If your app's monetization is primarily one-time purchases rather than subscriptions, the free vs paid launch decision now has a better fee floor — worth revisiting if you originally priced against the 30% assumption.
Global rollout timeline: which of your users are already on the new rules
The new billing structure went live in the United States, United Kingdom, and European Economic Area on June 30, 2026. If your app's revenue is primarily from these markets, the new rates are already in effect. Australia follows on September 30, 2026; Japan and Korea on December 31, 2026; the rest of the world by September 30, 2027.
For a typical English-language utility or productivity app, the US and UK likely represent 60–75% of Play Store revenue. Those users are already under the new structure, meaning any billing integration changes you make now apply to your largest markets immediately. You're not waiting for a global rollout to realize most of the benefit.
The phased global rollout means your Play Console revenue dashboard will show different effective rates across geographies until the worldwide cohort unifies in late 2027. Build that into any financial model for your app business — the blended effective rate is somewhere between the new 10%/15% and the old 30% until the transition completes. For the broader context on Play Store structural changes reshaping Android distribution, the Google Play Catalog Access guide covers the parallel development on third-party Android stores emerging from the Epic v. Google ruling.
What to actually do: a decision tree by revenue tier
Under $50K/year in Play Store subscription revenue: change nothing with billing infrastructure. The savings from switching don't justify the integration cost, the existing Play Billing system handles dunning reliably, and your engineering time compounds more in product than in payment plumbing. Revisit when revenue grows — this is a decision you can make without urgency.

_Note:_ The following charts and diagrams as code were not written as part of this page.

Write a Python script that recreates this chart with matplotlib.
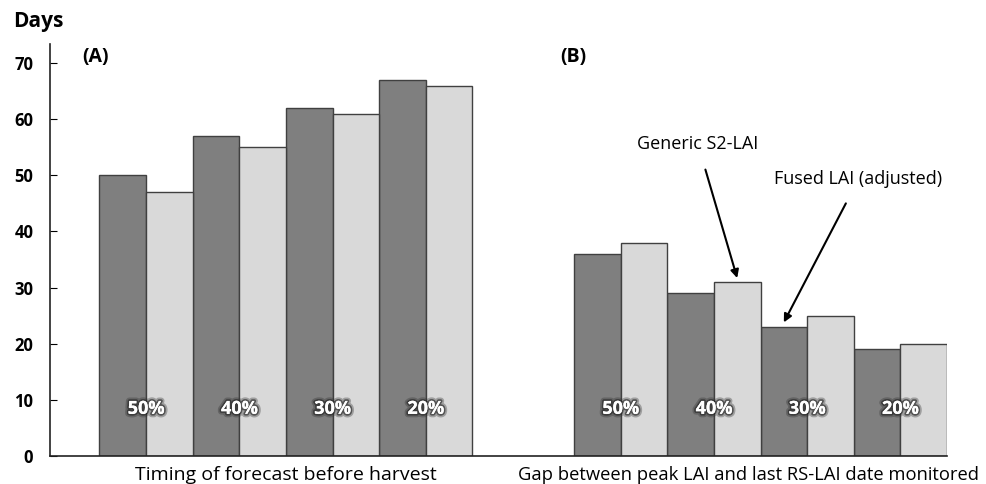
import numpy as np
import matplotlib.pyplot as plt
import matplotlib.patheffects as pe

plt.rcParams['font.family'] = ['Open Sans', 'DejaVu Sans']

pct_labels = ["50%", "40%", "30%", "20%"]
timing_generic = [50, 57, 62, 67]
timing_fused = [47, 55, 61, 66]
gap_generic = [36, 29, 23, 19]
gap_fused = [38, 31, 25, 20]
group_titles = ["Timing of forecast before harvest",
                "Gap between peak LAI and last RS-LAI date monitored"]

W, H = 986, 484
fig = plt.figure(figsize=(W / 100, H / 100), dpi=100)
ax = fig.add_axes([50 / W, (H - 456) / H, (947 - 50) / W, (456 - 44) / H])

w = 0.5
xa = np.arange(4)
xb = np.arange(4) + 5.09
dark, light, edge = "#7f7f7f", "#d9d9d9", "#404040"

for xs, g, f in [(xa, timing_generic, timing_fused), (xb, gap_generic, gap_fused)]:
    ax.bar(xs - w / 2, g, w, color=dark, edgecolor=edge, linewidth=1)
    ax.bar(xs + w / 2, f, w, color=light, edgecolor=edge, linewidth=1)

shadow = [pe.withStroke(linewidth=5, foreground="#333333", alpha=0.35),
          pe.withStroke(linewidth=2.5, foreground="#222222", alpha=0.6),
          pe.Normal()]
for xs in (xa, xb):
    for x, lab in zip(xs, pct_labels):
        ax.text(x, 8.4, lab, ha="center", va="center", color="white",
                fontsize=13, fontweight="bold", path_effects=shadow)

ax.set_xlim(-1.03, 8.59)
ax.set_ylim(0, 73.4)
ax.set_yticks(range(0, 71, 10))
ax.set_xticks([])
for s in ("top", "right"):
    ax.spines[s].set_visible(False)
for s in ("left", "bottom"):
    ax.spines[s].set_color("#222222")
    ax.spines[s].set_linewidth(1.2)
ax.tick_params(axis="y", direction="in", length=5, labelsize=12, pad=12)
for t in ax.get_yticklabels():
    t.set_fontweight("bold")

ax.text(-0.54, 71, "(A)", fontsize=14, fontweight="bold", ha="center", va="center")
ax.text(xb[0] - 0.51, 71, "(B)", fontsize=14, fontweight="bold", ha="center", va="center")
fig.text(13 / W, 1 - 22 / H, "Days", fontsize=15, fontweight="bold", va="center")

ax.text(1.5, -3.3, group_titles[0], ha="center", va="center", fontsize=14, clip_on=False)
ax.text(xb[0] + 1.37, -3.3, group_titles[1], ha="center", va="center", fontsize=13.2,
        clip_on=False)

ax.annotate("Generic S2-LAI", xy=(xb[1] + w / 2, gap_fused[1] + 0.7),
            xytext=(xb[0] + 0.83, 55.5), ha="center", va="center", fontsize=13,
            arrowprops=dict(arrowstyle="-|>", color="black", lw=1.5,
                            mutation_scale=12, shrinkA=10, shrinkB=0))
ax.annotate("Fused LAI (adjusted)", xy=(xb[2] - w / 2, gap_generic[2] + 0.8),
            xytext=(xb[2] + 0.55, 49.3), ha="center", va="center", fontsize=13,
            arrowprops=dict(arrowstyle="-|>", color="black", lw=1.5,
                            mutation_scale=12, shrinkA=10, shrinkB=0))

fig.savefig("out.png", dpi=100)
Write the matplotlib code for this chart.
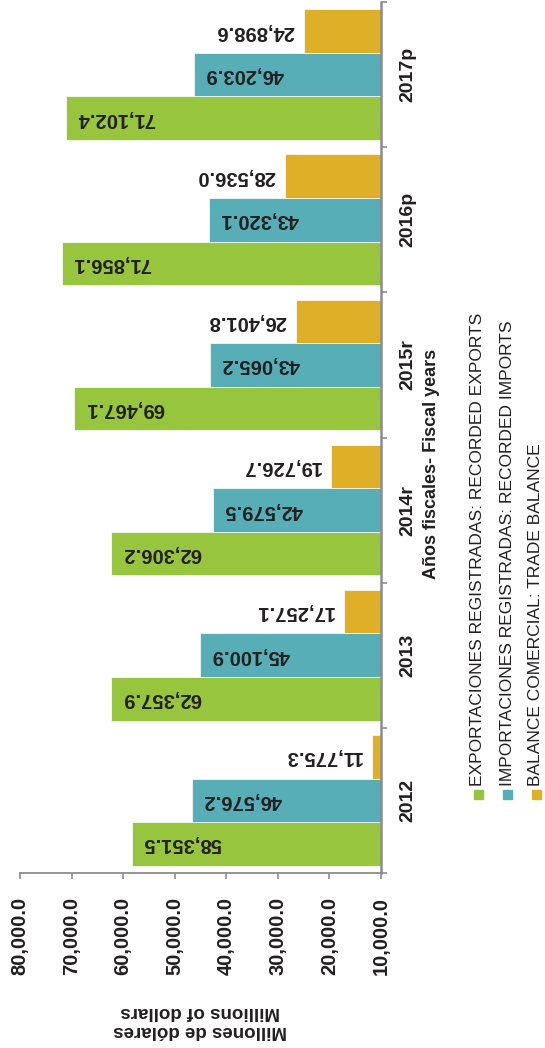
import numpy as np
import matplotlib
matplotlib.use('Agg')
import matplotlib.pyplot as plt
from matplotlib.patches import Rectangle

plt.rcParams['font.family'] = ['Liberation Sans', 'DejaVu Sans']

years = ['2012', '2013', '2014r', '2015r', '2016p', '2017p']
exports = [58351.5, 62357.9, 62306.2, 69467.1, 71856.1, 71102.4]
imports = [46576.2, 45100.9, 42579.5, 43065.2, 43320.1, 46203.9]
balance = [11775.3, 17257.1, 19726.7, 26401.8, 28536.0, 24898.6]
value_ticks = [10000, 20000, 30000, 40000, 50000, 60000, 70000, 80000]
legend_labels = ['EXPORTACIONES REGISTRADAS: RECORDED EXPORTS',
                 'IMPORTACIONES REGISTRADAS: RECORDED IMPORTS',
                 'BALANCE COMERCIAL: TRADE BALANCE']

GREEN, TEAL, GOLD = '#97C53E', '#57AEB7', '#DEAF27'
GREY = '#8C8C8C'

W, H = 545, 1048
fig = plt.figure(figsize=(W / 100, H / 100), dpi=100)
ax = fig.add_axes([20 / W, 175 / H, 361 / W, 871 / H])

y = np.arange(len(years))
h = 0.3
series = [(exports, GREEN, -h, 'in'), (imports, TEAL, 0, 'in'), (balance, GOLD, h, 'out')]
for vals, col, off, where in series:
    ax.barh(y + off, vals, height=h, color=col, edgecolor='white', linewidth=0.5)
    for yi, v in zip(y, vals):
        if where == 'in':
            ax.annotate('{:,.1f}'.format(v), xy=(v, yi + off), xytext=(8, 0),
                        textcoords='offset points', rotation=180, ha='left',
                        va='center', fontsize=14.5, fontweight='bold', color='#231F20')
        else:
            ax.annotate('{:,.1f}'.format(v), xy=(v, yi + off), xytext=(-7, 0),
                        textcoords='offset points', rotation=180, ha='right',
                        va='center', fontsize=14.5, fontweight='bold', color='#231F20')

ax.set_xlim(80000, 10000)
ax.set_ylim(-0.5, len(years) - 0.5)

ax.set_xticks(value_ticks)
ax.set_xticklabels(['{:,.1f}'.format(t) for t in value_ticks], rotation=90,
                   fontsize=14.5, fontweight='bold', color='#231F20')
ax.tick_params(axis='x', direction='out', length=4, width=1.2, color=GREY, pad=13)

ax.yaxis.tick_right()
ax.set_yticks(y)
ax.set_yticklabels(years, fontsize=14, fontweight='bold', color='#231F20')
ax.set_yticks(np.arange(-0.5, len(years)), minor=True)
ax.tick_params(axis='y', which='major', length=0, pad=13, labelrotation=90)
ax.tick_params(axis='y', which='minor', direction='out', length=4, width=1.2, color=GREY)
for lab in ax.get_yticklabels():
    lab.set_va('center')

for s in ['left', 'top']:
    ax.spines[s].set_visible(False)
ax.spines['right'].set_color(GREY)
ax.spines['right'].set_linewidth(1.8)
ax.spines['bottom'].set_color(GREY)
ax.spines['bottom'].set_linewidth(1.3)

fig.text(200 / W, 1 - 1021 / H, 'Millones de dólares\nMillions of dollars',
         rotation=180, ha='center', va='center', fontsize=13.5, fontweight='bold',
         linespacing=1.1, color='#231F20')
fig.text(431 / W, 1 - 464 / H, 'Años fiscales- Fiscal years', rotation=90,
         ha='center', va='center', fontsize=13, fontweight='bold', color='#231F20')

for i, (lab, col) in enumerate(zip(legend_labels, [GREEN, TEAL, GOLD])):
    cx = (478 + 29 * i) / W
    fig.add_artist(Rectangle((cx - 4.5 / W, 1 - 799 / H), 9 / W, 9 / H,
                             transform=fig.transFigure, color=col))
    fig.text(cx, 1 - 786 / H, lab, rotation=90, ha='center', va='bottom',
             fontsize=12.5, color='#231F20')

fig.savefig('out.png', dpi=100)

Between $50K and $200K/year: evaluate the Stripe integration cost for your specific codebase. If you're already using Stripe on a companion web app, the Android SDK integration is significantly simpler — you're connecting to existing backend infrastructure rather than building new. The 5% savings compound annually; once integrated, you won't touch it again. Get a realistic estimate from the developer who'd do the work before deciding.
Over $200K/year: implementing alternative billing is almost certainly net-positive — the $10,000+ annual savings justify a dedicated sprint. At this revenue level, owning customer email addresses and managing subscription lifecycle directly also carries long-term retention value beyond the immediate fee differential. Pair the billing change with a review of your subscription pricing display — a billing infrastructure migration is a natural moment to tighten the full monetization stack. One deadline that cannot be deprioritized regardless of billing plans: the Android API 36 compliance deadline of August 31, 2026 means you cannot submit any app update until you target API 36 — and a billing migration requires exactly the kind of update that goes through Play Store submission.

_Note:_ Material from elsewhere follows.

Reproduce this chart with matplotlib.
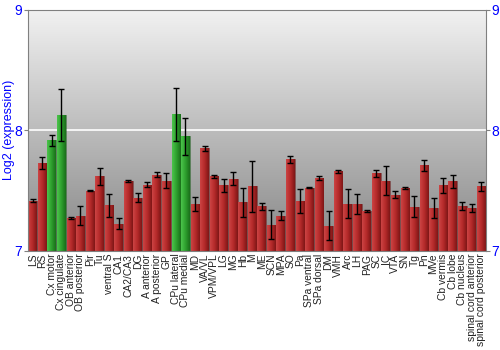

New fee floor, same conversion fundamentals
The billing flexibility is real — Google has genuinely reduced fees and opened alternative payment paths for the first time. Whether the savings are material depends on your current revenue run rate more than anything else. For most indie apps earning under $50K/year on Play Store, the change is directionally positive but practically inert: the structure is better, the alternatives exist, and you'll grow into them.
Where the change matters immediately is for mid-stage apps in the $100K–$500K band that deferred a Stripe or direct-billing migration specifically because the old regime made it complex. The new structure makes the business case clear for the first time. While making the billing upgrade, it's also worth refreshing your Play Store listing — update your Play Store feature graphic and screenshots to reflect your current app. Use the editor below to build assets at the correct dimensions.

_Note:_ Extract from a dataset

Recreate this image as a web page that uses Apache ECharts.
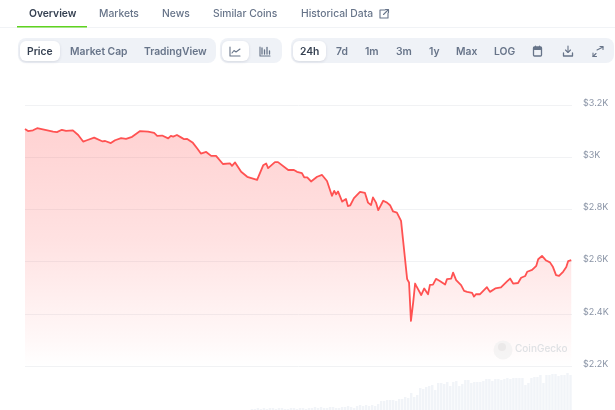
<!DOCTYPE html>
<html><head><meta charset="utf-8">
<style>html,body{margin:0;padding:0;background:#fff}#c{width:615px;height:410px}</style>
<script src="https://cdn.jsdelivr.net/npm/echarts@6/dist/echarts.min.js"></script>
</head><body><div id="c"></div>
<script>
const minutes=[0,8,21,32,47,74,84,97,108,113,126,140,153,163,182,203,211,226,237,253,266,282,303,324,340,348,361,377,384,390,400,413,419,427,442,453,463,477,490,503,521,540,545,553,569,585,590,611,627,635,640,658,666,693,708,716,729,735,743,753,758,769,782,795,808,811,814,819,824,835,845,850,856,866,871,882,895,903,911,916,924,930,943,953,961,969,979,990,995,1006,1011,1016,1022,1027,1030,1035,1043,1051,1061,1066,1074,1082,1087,1093,1106,1111,1122,1127,1135,1148,1156,1164,1177,1182,1187,1198,1216,1224,1238,1253,1269,1277,1285,1298,1306,1317,1322,1335,1346,1351,1361,1372,1382,1390,1398,1406,1417,1425,1430,1438];
const prices=[3108,3100,3103,3111,3107,3098,3096,3105,3101,3107,3103,3085,3060,3065,3075,3061,3062,3054,3065,3073,3070,3078,3100,3098,3093,3082,3083,3072,3082,3079,3085,3074,3069,3070,3055,3034,3014,3020,3005,3005,2974,2976,2967,2980,2944,2925,2932,2913,2969,2976,2958,2981,2981,2951,2951,2944,2939,2923,2923,2907,2908,2925,2932,2909,2852,2849,2871,2858,2869,2830,2840,2813,2815,2843,2846,2867,2863,2826,2817,2846,2826,2797,2833,2826,2816,2792,2788,2756,2686,2533,2520,2373,2445,2516,2507,2511,2472,2497,2475,2511,2512,2534,2533,2525,2512,2533,2535,2558,2529,2510,2488,2484,2480,2466,2475,2475,2502,2484,2497,2501,2524,2535,2516,2518,2538,2545,2561,2568,2584,2609,2622,2604,2597,2579,2548,2545,2562,2579,2602,2606];
const volumeEmptyBars=75;
const volumes=[1,1,2,1,2,1,2,2,1,2,2,1,1,2,2,1,2,2,1,2,2,3,2,3,2,2,3,3,2,2,3,3,4,3,2,4,5,4,5,4,5,4,6,9,9,10,10,10,9,11,11,13,12,17,13,15,22,21,23,24,25,20,27,27,26,28,24,28,29,24,26,30,30,27,28,28,28,29,31,31,29,31,31,30,31,32,31,32,32,32,32,25,27,32,33,33,35,27,35,35,36,36,34,35,35,37,35];
const yTicks=[2200,2400,2600,2800,3000,3200];
const yTickLabels=["$2.2K","$2.4K","$2.6K","$2.8K","$3K","$3.2K"];
const tabs=["Overview","Markets","News","Similar Coins","Historical Data"];
const chartTypes=["Price","Market Cap","TradingView"];
const ranges=["24h","7d","1m","3m","1y","Max","LOG"];

const F='Inter, "Noto Sans", sans-serif';
const DARK='#364152', GREY='#677489', PANEL='#eff2f7';
const chart=echarts.init(document.getElementById('c'),null,{renderer:'canvas'});
const lineData=minutes.map((m,i)=>[m,prices[i]]);
const volData=new Array(volumeEmptyBars).fill(null).concat(volumes);

function txt(s,x,y,o){return {type:'text',z:20,x:x,y:y,style:Object.assign({text:s,fill:GREY,font:'600 10.3px '+F,textVerticalAlign:'middle',textBaseline:'middle'},o||{})}}
function rr(x,y,w,h,r,fill,extra){return Object.assign({type:'rect',z:10,shape:{x,y,width:w,height:h,r},style:{fill}},extra||{})}
function pl(pts,col,w){return {type:'polyline',z:21,shape:{points:pts},style:{fill:'none',stroke:col||GREY,lineWidth:w||1.1,lineJoin:'round',lineCap:'round'}}}

const tabX=[29,99,162,213,301];
const rangeX=[300,336,365,396,429,456,494];
const shadow={shadowBlur:3,shadowColor:'rgba(30,40,70,0.12)',shadowOffsetY:1};
const graphics=[
  rr(0,27,615,1,0,'#f1f3f6'),
  rr(17,26,70,1.6,0,'#5fd31f'),
  rr(18,38,198,25,8,PANEL),
  {type:'rect',z:11,shape:{x:20,y:41,width:40,height:20,r:6},style:Object.assign({fill:'#fff'},shadow)},
  rr(220,38,62,25,8,PANEL),
  {type:'rect',z:11,shape:{x:222,y:41,width:27,height:20,r:6},style:Object.assign({fill:'#fff'},shadow)},
  rr(291,38,323,25,8,PANEL),
  {type:'rect',z:11,shape:{x:293,y:41,width:33,height:20,r:6},style:Object.assign({fill:'#fff'},shadow)},
  txt(chartTypes[0],27,51.5,{fill:DARK}),
  txt(chartTypes[1],70,51.5),
  txt(chartTypes[2],144,51.5),
  pl([[230,47],[230,56],[240,56]],GREY),pl([[232,53],[234,50.5],[236,52],[240,49]],GREY),
  pl([[260,47],[260,56],[270,56]],GREY),pl([[262,54],[262,48]],GREY,1.3),pl([[264.5,54],[264.5,50]],GREY,1.3),pl([[267,54],[267,47.5]],GREY,1.3),pl([[269.5,54],[269.5,51]],GREY,1.3),
  {type:'rect',z:21,shape:{x:533.5,y:47,width:8,height:9,r:1},style:{fill:'none',stroke:GREY,lineWidth:1.3}},
  rr(533.5,47,8,3,1,GREY,{z:22}),pl([[535.5,46],[535.5,47.5]],GREY),pl([[539.5,46],[539.5,47.5]],GREY),
  pl([[568,46],[568,52]],GREY),pl([[565.5,50],[568,52.5],[570.5,50]],GREY),pl([[563.5,53],[563.5,56],[572.5,56],[572.5,53]],GREY,1.3),
  pl([[597,50],[603,47]],GREY),pl([[600,46.5],[603,46.5],[603,49.5]],GREY),pl([[593,53],[593,56.5],[596.5,56.5]],GREY),pl([[593,56.5],[596,53.5]],GREY),
  pl([[385,10],[380,10],[380,18],[388,18],[388,13]],GREY),pl([[383.5,14.5],[388,10]],GREY),pl([[385.5,9.5],[388.5,9.5],[388.5,12.5]],GREY),
  {type:'circle',z:5,shape:{cx:503,cy:350,r:9.5},style:{fill:'#f3f1f1',opacity:0.8}},
  {type:'circle',z:6,shape:{cx:502,cy:347,r:4},style:{fill:'#e8e6e6',opacity:0.8}},
  txt('CoinGecko',515,349,{fill:'#dfe1e4',font:'500 10px '+F})
];
tabs.forEach((t,i)=>graphics.push(txt(t,tabX[i],13.5,{fill:i===0?DARK:GREY,font:(i===0?'600':'500')+' 10.3px '+F})));
ranges.forEach((t,i)=>graphics.push(txt(t,rangeX[i],51.5,{fill:i===0?DARK:GREY})));

chart.setOption({
  animation:false,
  backgroundColor:'#fff',
  graphic:graphics,
  grid:[
    {left:25,right:43,top:105,height:261},
    {left:25,right:43,top:372,height:38}
  ],
  xAxis:[
    {type:'value',gridIndex:0,min:0,max:1440,show:false},
    {type:'category',gridIndex:1,data:volData.map((_,i)=>i),show:false}
  ],
  yAxis:[
    {type:'value',gridIndex:0,position:'right',min:yTicks[0],max:yTicks[yTicks.length-1],interval:200,
     axisLine:{show:false},axisTick:{show:false},
     splitLine:{lineStyle:{color:'#f1f2f4',width:1}},
     axisLabel:{margin:11,color:'#8a94a6',fontSize:9,fontFamily:F,verticalAlign:'bottom',lineHeight:12,padding:[0,0,-4,0],
       formatter:v=>yTickLabels[yTicks.indexOf(v)]}},
    {type:'value',gridIndex:1,min:0,max:38,show:false}
  ],
  series:[
    {type:'line',xAxisIndex:0,yAxisIndex:0,data:lineData,showSymbol:false,smooth:false,z:3,
     lineStyle:{color:'#ff5252',width:1.8,join:'round'},
     areaStyle:{origin:'start',color:new echarts.graphic.LinearGradient(0,0,0,1,[
       {offset:0,color:'rgba(255,80,80,0.36)'},
       {offset:0.36,color:'rgba(255,80,80,0.27)'},
       {offset:0.47,color:'rgba(255,80,80,0.24)'},
       {offset:0.72,color:'rgba(255,80,80,0.13)'},
       {offset:0.89,color:'rgba(255,80,80,0.06)'},
       {offset:1,color:'rgba(255,80,80,0)'}])}},
    {type:'bar',xAxisIndex:1,yAxisIndex:1,data:volData,barWidth:2.4,itemStyle:{color:'#f1f4f8'}}
  ]
});
</script></body></html>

Update your Play Store listing →
Frequently asked questions
what is the google play service fee in 2026
The Google Play service fee is 10% on auto-renewing subscriptions earning under $1 million/year, effective June 30, 2026 in the US, UK, and EEA. If you use Google Play Billing to process the transaction, a separate 5% billing fee applies — bringing the effective rate to 15%. Apps using an alternative payment processor or web link-out pay only the 10% service fee.
can i use stripe instead of google play billing on android
Yes, as of June 30, 2026 in the US, UK, and EEA. Google now permits alternative payment processors including Stripe, Braintree, and your own gateway. The 10% service fee applies regardless of payment processor — the 5% billing fee only applies when you use Google Play Billing. Integration requires implementing the Stripe Android SDK, server-side entitlement management, and building your own subscription lifecycle handling.
how do i link out to my own website for purchases on android
Include a button in your app's purchase or upgrade flow that opens a URL to your own checkout page in an external browser. Google requires a disclosure that the transaction won't be processed by Google. The 10% service fee still applies, but you avoid the 5% billing fee and process the transaction with your own gateway. Conversion typically drops compared to in-app purchase flows, so this works best for high-ACV or annual-plan purchases where the user is already committed.
does the google play billing change affect my existing subscribers
Yes — the new fee structure applies to all transactions processed after June 30, 2026, including renewals of existing subscriptions. For apps that stay on Google Play Billing, renewal transactions are billed at the new 15% rate (10% service + 5% billing) in qualifying regions from July 1 onward. No action is needed on your part for existing subscriber renewals to benefit from the lower rate.
what is the google play commission rate for revenue over $1 million
For revenue over $1 million annually, the service fee rises to 20% for new installs and 25% for reinstalls or existing subscribers when using Google Play Billing — adding 5% to each brings effective totals to 25% and 30% respectively. Auto-renewing subscriptions over $1 million retain a 20% rate. These are a modest improvement over the previous flat 30%, but the main benefit of the new structure accrues to apps earning under $1 million.